On Friday 19th September, the SEC imposed a temporary ban on short selling in an elite group of 799 US financial stocks. The SEC also eased stock buy back rules which previously restricted companies ability to buy back shares at the market open and close. The moves were designed to stem the steep decline in stock prices over the previous two days. The SEC’s desperate measures helped fuel one of the most dramatic short covering rally in recent times. Chris Cox must have hoped that the old saying, “Desperate times call for desperate measures”, would justify the SEC’s unfortunate decision to tamper with the workings of the free market.
The SEC’s traditional role is to regulate the stock market and prevent corporate abuses relating to the offering and sale of securities. In its recent moves the SEC has dramatically reversed its role and instead aided one group of market participants in artificially propping up prices in ailing financial companies. This is tantamount to ramping the markets.
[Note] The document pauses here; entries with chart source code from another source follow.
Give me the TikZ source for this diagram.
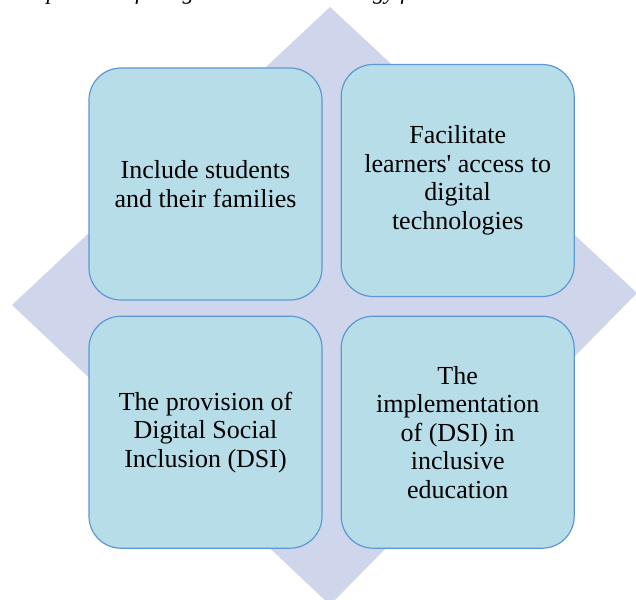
\documentclass[tikz,border=0pt]{standalone}
\usepackage{fontspec}
\setmainfont{Liberation Serif}
\usepackage{xcolor}
\usetikzlibrary{positioning}
\definecolor{diamondfill}{RGB}{207,213,234}
\definecolor{boxfill}{RGB}{183,221,232}
\definecolor{boxline}{RGB}{93,152,212}
\tikzstyle{block} = [rectangle, draw=boxline, fill=boxfill, line width=1.2pt,
    rounded corners=32pt, minimum width=233pt, minimum height=232pt,
    align=center, font=\fontsize{26}{28.5}\selectfont]
\tikzstyle{heading} = [anchor=base west, inner sep=0pt,
    font=\itshape\fontsize{23}{25}\selectfont]

\begin{document}
\begin{tikzpicture}[x=1pt, y=-1pt, node distance=18pt]
  \useasboundingbox (0,0) rectangle (636,599);
  \clip (0,0) rectangle (636,599);

  % Diamond behind the boxes
  \fill [diamondfill] (330,7) -- (637,293) -- (330,605) -- (12,305) -- cycle;

  % Heading, cut by the top edge
  \node [heading] (title) at (3,0) {Components of a digital inclusion strategy for};

  % Place nodes
  \node [block] (include) at (205.5,184) {Include students\\and their families};
  \node [block, right=of include, yshift=3.5pt] (access) {Facilitate\\learners\textquotesingle{} access to\\digital\\technologies};
  \node [block, below=15pt of include] (provision) {The provision of\\Digital Social\\Inclusion (DSI)};
  \node [block, right=of provision] (implement) {The\\implementation\\of (DSI) in\\inclusive\\education};

\end{tikzpicture}
\end{document}
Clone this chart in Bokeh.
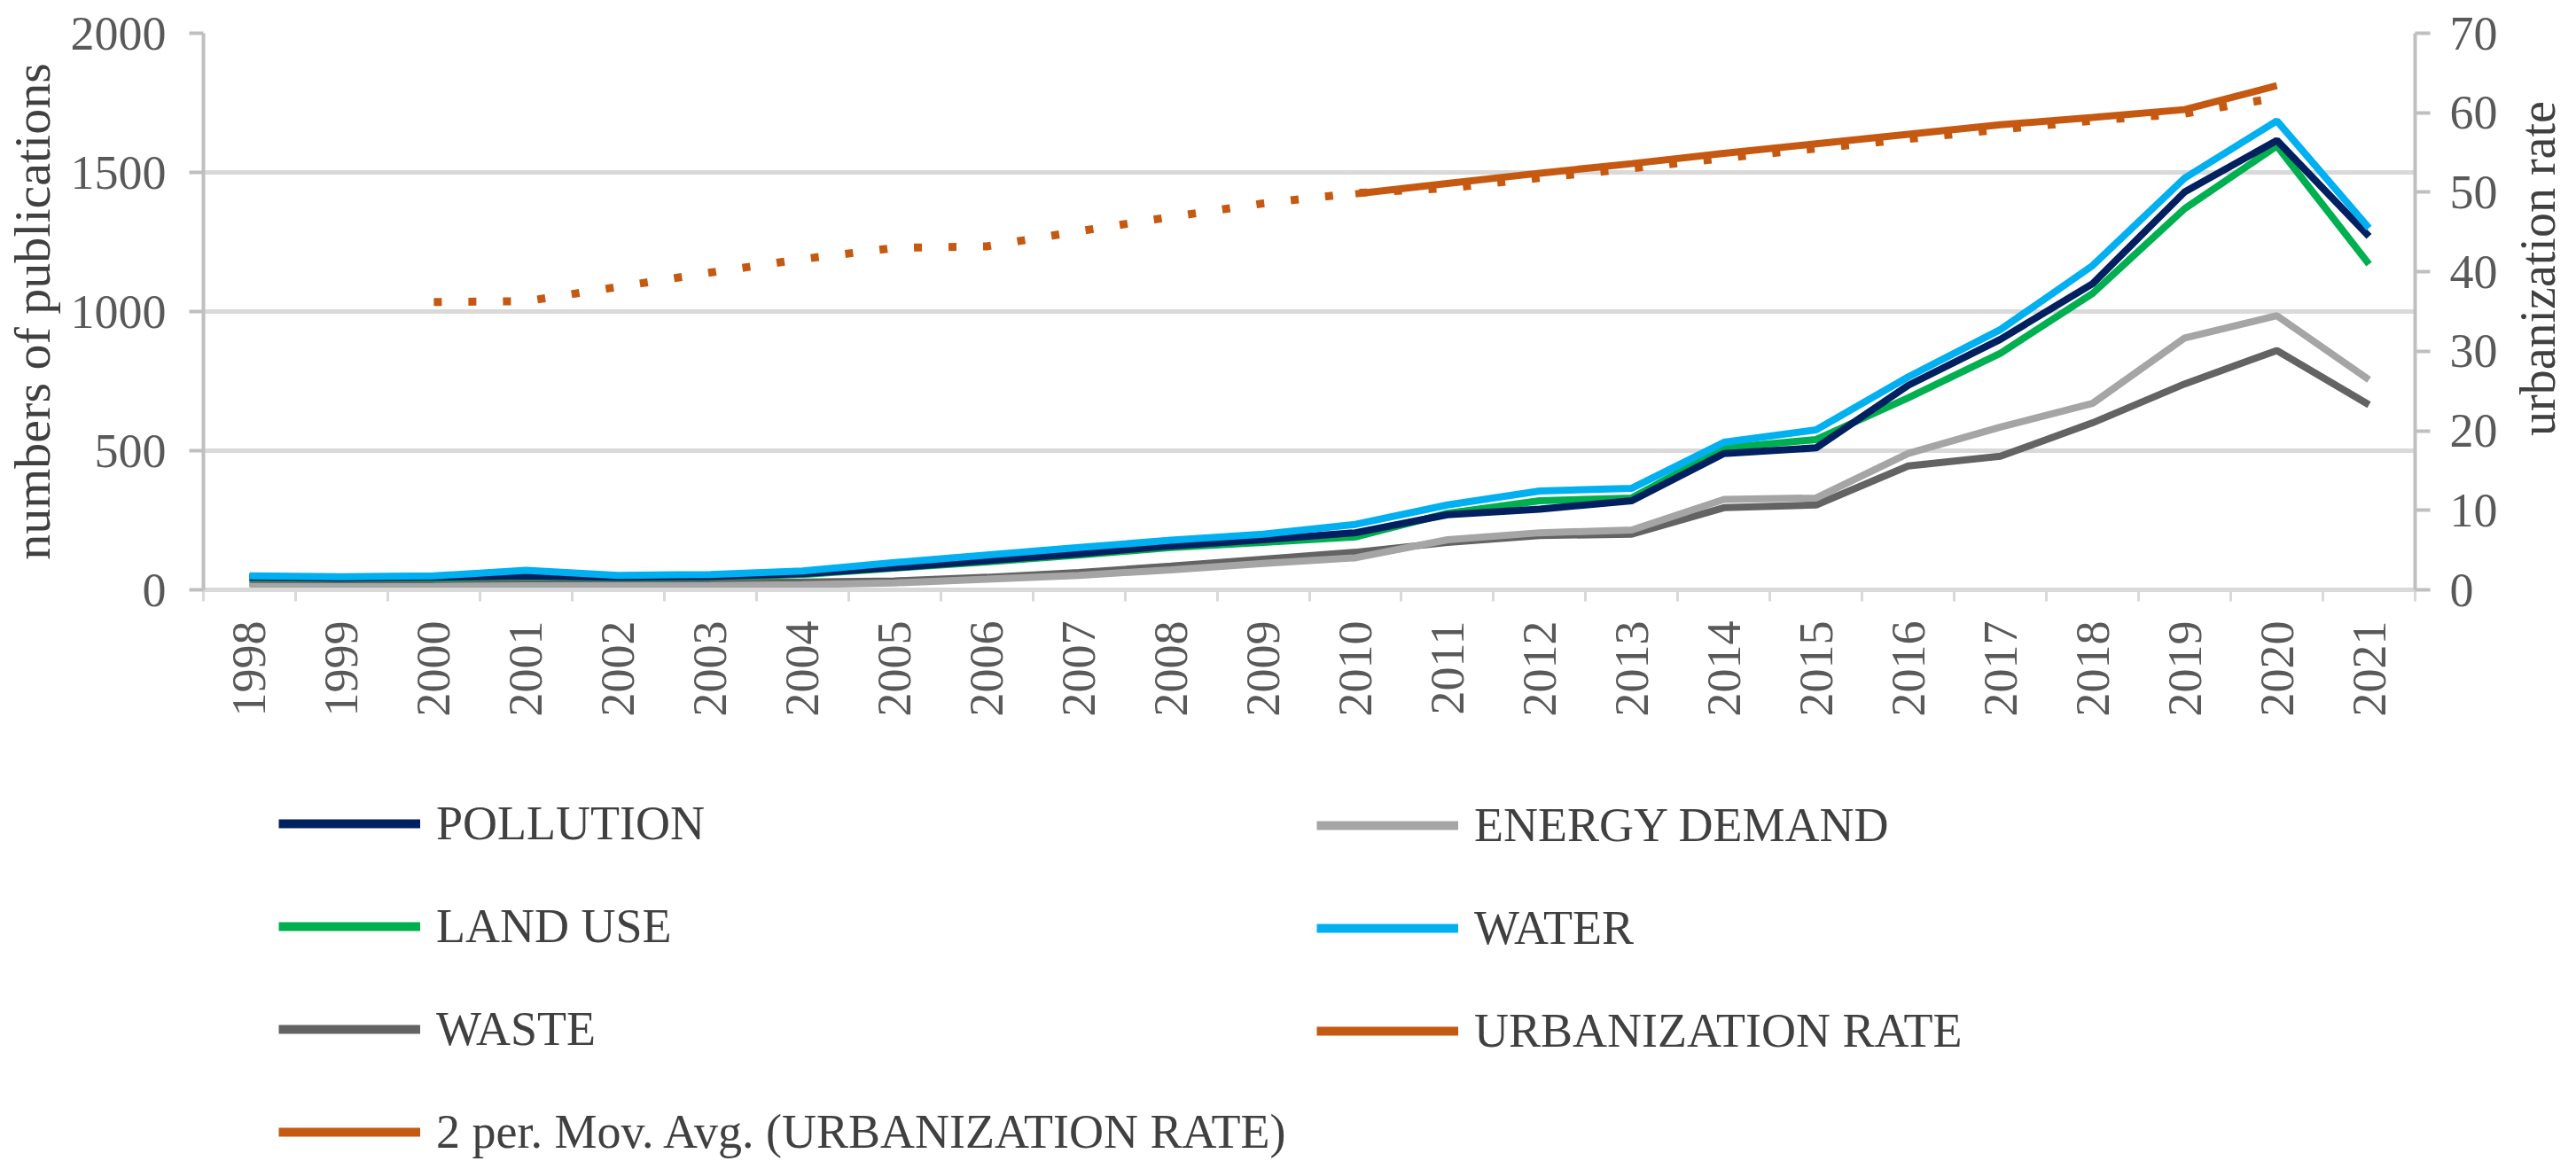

The SEC is effectively changing the rules in mid game for market participants. In particular the new rules have benefited the bulls tremendously while severely shackling the short sellers. You can’t have a free market when the regulatory agency so blatantly tilt the playing field in favor of a particular group of players when the game is not going their way. I don’t know how the rest of the world sees this but from my corner here it looks very much like blatant cheating! It is sad that the USA no longer practice the free market principles which they had been championing.